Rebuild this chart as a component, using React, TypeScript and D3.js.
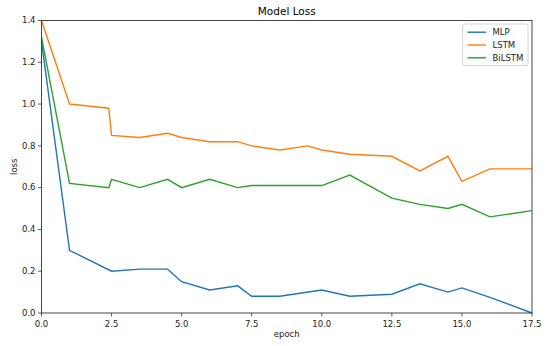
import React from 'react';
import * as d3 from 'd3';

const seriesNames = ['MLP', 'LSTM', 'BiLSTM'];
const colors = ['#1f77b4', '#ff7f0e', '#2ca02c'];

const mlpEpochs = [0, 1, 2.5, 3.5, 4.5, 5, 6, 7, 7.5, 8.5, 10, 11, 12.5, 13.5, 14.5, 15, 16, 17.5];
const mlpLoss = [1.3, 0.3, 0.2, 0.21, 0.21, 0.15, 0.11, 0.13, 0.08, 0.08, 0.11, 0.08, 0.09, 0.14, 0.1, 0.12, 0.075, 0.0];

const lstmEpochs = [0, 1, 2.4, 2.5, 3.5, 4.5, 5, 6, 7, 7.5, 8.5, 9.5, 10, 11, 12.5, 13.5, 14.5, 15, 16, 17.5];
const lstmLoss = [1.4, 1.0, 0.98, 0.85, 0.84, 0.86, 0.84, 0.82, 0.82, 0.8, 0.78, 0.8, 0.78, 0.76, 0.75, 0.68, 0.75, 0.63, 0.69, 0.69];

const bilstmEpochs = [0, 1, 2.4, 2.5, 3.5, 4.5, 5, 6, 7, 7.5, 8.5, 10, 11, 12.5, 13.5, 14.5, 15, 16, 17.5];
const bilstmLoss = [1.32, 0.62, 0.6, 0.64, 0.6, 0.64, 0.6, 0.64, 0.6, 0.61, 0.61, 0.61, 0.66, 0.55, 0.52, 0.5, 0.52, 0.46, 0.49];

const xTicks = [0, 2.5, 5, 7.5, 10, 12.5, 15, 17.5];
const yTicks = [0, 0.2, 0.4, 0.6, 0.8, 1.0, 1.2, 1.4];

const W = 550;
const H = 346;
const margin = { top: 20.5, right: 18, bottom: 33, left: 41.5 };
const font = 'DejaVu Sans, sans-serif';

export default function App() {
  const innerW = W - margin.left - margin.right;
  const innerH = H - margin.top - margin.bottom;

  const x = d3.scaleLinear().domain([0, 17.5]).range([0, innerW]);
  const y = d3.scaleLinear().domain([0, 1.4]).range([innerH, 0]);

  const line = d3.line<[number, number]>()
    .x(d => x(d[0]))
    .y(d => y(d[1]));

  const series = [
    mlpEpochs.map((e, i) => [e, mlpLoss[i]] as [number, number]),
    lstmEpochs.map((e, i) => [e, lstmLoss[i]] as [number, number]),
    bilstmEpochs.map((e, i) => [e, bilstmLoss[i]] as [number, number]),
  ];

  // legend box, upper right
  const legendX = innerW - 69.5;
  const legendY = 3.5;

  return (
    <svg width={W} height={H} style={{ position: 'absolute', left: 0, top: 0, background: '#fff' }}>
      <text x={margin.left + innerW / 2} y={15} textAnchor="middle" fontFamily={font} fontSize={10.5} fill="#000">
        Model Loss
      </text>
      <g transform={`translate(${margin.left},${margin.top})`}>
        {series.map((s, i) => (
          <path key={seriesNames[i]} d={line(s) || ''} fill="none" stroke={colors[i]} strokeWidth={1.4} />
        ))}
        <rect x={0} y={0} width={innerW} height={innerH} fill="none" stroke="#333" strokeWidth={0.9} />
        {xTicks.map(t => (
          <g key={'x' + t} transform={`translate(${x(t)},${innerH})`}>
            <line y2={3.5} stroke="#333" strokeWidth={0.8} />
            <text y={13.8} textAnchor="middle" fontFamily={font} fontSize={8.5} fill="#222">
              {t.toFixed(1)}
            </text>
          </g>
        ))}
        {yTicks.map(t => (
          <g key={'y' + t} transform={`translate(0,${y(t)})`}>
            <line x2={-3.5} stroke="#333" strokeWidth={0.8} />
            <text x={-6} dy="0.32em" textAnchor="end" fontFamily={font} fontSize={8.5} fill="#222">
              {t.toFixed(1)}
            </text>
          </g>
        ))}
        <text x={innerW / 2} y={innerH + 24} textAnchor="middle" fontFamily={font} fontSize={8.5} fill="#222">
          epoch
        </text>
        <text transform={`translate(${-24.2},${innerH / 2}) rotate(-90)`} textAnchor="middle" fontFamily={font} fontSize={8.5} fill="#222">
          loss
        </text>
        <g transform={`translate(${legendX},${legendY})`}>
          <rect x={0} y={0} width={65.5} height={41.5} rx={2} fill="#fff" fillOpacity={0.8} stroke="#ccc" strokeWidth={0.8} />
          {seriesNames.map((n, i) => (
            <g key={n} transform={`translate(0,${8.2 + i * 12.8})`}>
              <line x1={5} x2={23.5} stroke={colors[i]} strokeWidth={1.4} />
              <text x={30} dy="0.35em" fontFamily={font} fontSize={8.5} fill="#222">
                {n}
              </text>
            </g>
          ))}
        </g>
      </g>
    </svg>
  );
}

· · ·

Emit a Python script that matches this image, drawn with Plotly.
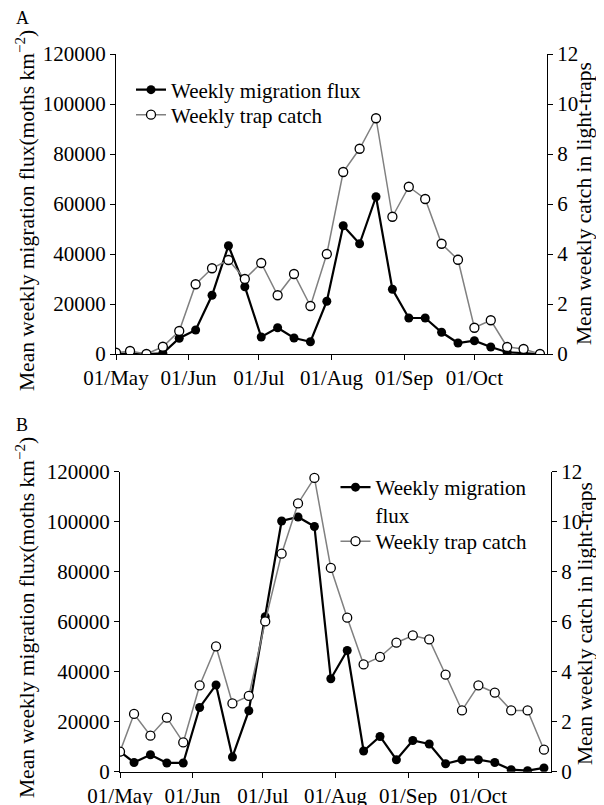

· · ·

• _Your instructions_: Give only the lines from the one with "Rebuild this chart" to the one with "0.12, 0.075, 0.0];", both included, again and exactly; leave the images out.

• _The reply_:
Rebuild this chart as a component, using React, TypeScript and D3.js.
import React from 'react';
import * as d3 from 'd3';

const seriesNames = ['MLP', 'LSTM', 'BiLSTM'];
const colors = ['#1f77b4', '#ff7f0e', '#2ca02c'];

const mlpEpochs = [0, 1, 2.5, 3.5, 4.5, 5, 6, 7, 7.5, 8.5, 10, 11, 12.5, 13.5, 14.5, 15, 16, 17.5];
const mlpLoss = [1.3, 0.3, 0.2, 0.21, 0.21, 0.15, 0.11, 0.13, 0.08, 0.08, 0.11, 0.08, 0.09, 0.14, 0.1, 0.12, 0.075, 0.0];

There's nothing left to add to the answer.